It sounds like you might have thin provisioned vmdk's, which could explain why freenas sees it as used.

Or it could be that VAAI isn't being used and freeing up the iscsi zvol.
https://forums.freenas.org/index.php?threads/iscsi-nfs-win-for-me.40719/#post-260866

Yes, I am running FreeNAS 9.3.x, the latest stable version. I am completely removing the VMDK from the array. Although the vmdk is thin provisioned, completely removing the vmdk from the datastore makes the fact that it is thin provisioned irrelevant. Did you maybe mean I am using a thin provisioned VMFS volume to store my vmdk files? That would be accurate. I will check into seeing if VAAI is working.

You must be using a file extent as i don't believe a device extent will show up in that graph, it simply "carves" it out of the free space.

Before you get too worried about it.. use device extents :)

Yes, I am using a file extent. The reason I am using file extents is the manual says:

freenas9.2.1_guide.pdf said:
In theory, a zvol and a file extent should have identical performance. In practice, a file extent outperforms in reads/writes but this is only noticeable at 10 GB Ethernet speeds or higher. For high performance, file extents are recommended at this time. Future changes to FreeBSD's zvol code will increase its performance.

Is there a functional difference between a device extent and a file extent on FreeNAS? Are file extents incapable of reclaiming free space or something? The arrays I am using are full of a ton of data (30+ TB live data) so evacuating them to reconfigure my pools and extents is a pain. Plus I would genuinely like to understand the difference.

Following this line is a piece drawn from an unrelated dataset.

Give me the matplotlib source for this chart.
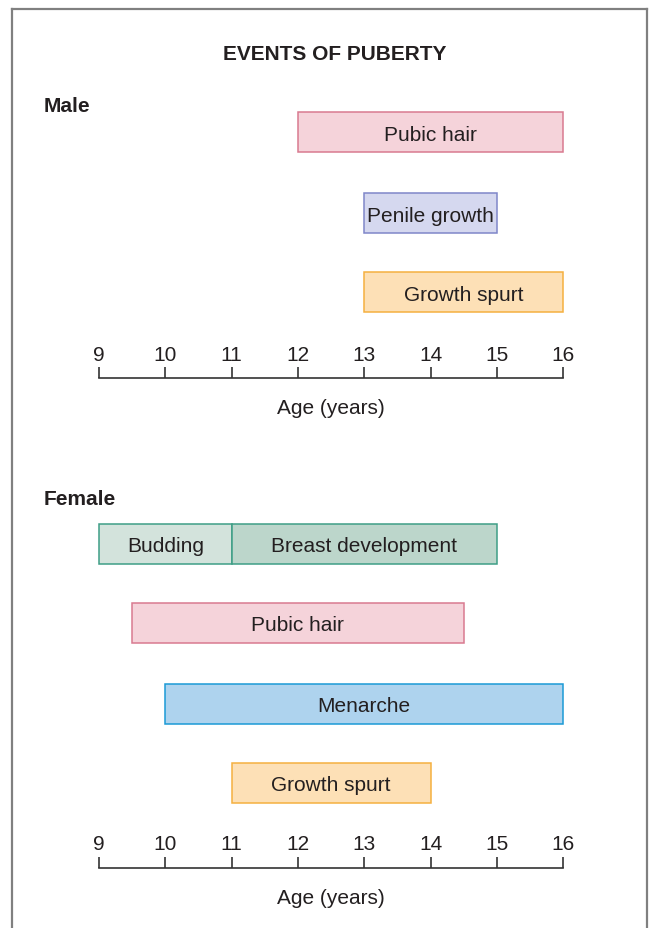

To add to the confusion, this http://blogbt.net/index.php/2014/07/vcap-dca-setting-external-storage-iscsi-on-freenas/ guide says

simply put, you should always choose file based extents since they are more flexible and offer identical performance to the device extents

The next place I can find references the FreeNAS docs saying exactly the opposite! http://www.vladan.fr/how-to-configure-freenas-8-for-iscsi-and-connect-to-esxi/

A device extent allows a raw partition (volume) to be exported via iSCSI. The advantage of device extent is that they are faster than file extents. The disadvantage is that the entire volume is exported. If you only want to share a portion of a volume using iSCSI, you will need to create a file extent instead.

A file extent allows you to export a portion of a volume. When creating a file extent, you specify a file name that iSCSI clients will have access to (similar in concept to a mount point) and the maximum size of that file (storage area). The advantage of file extents is that you can create multiple exports per volume. The disadvantage is that they are slower than device extents.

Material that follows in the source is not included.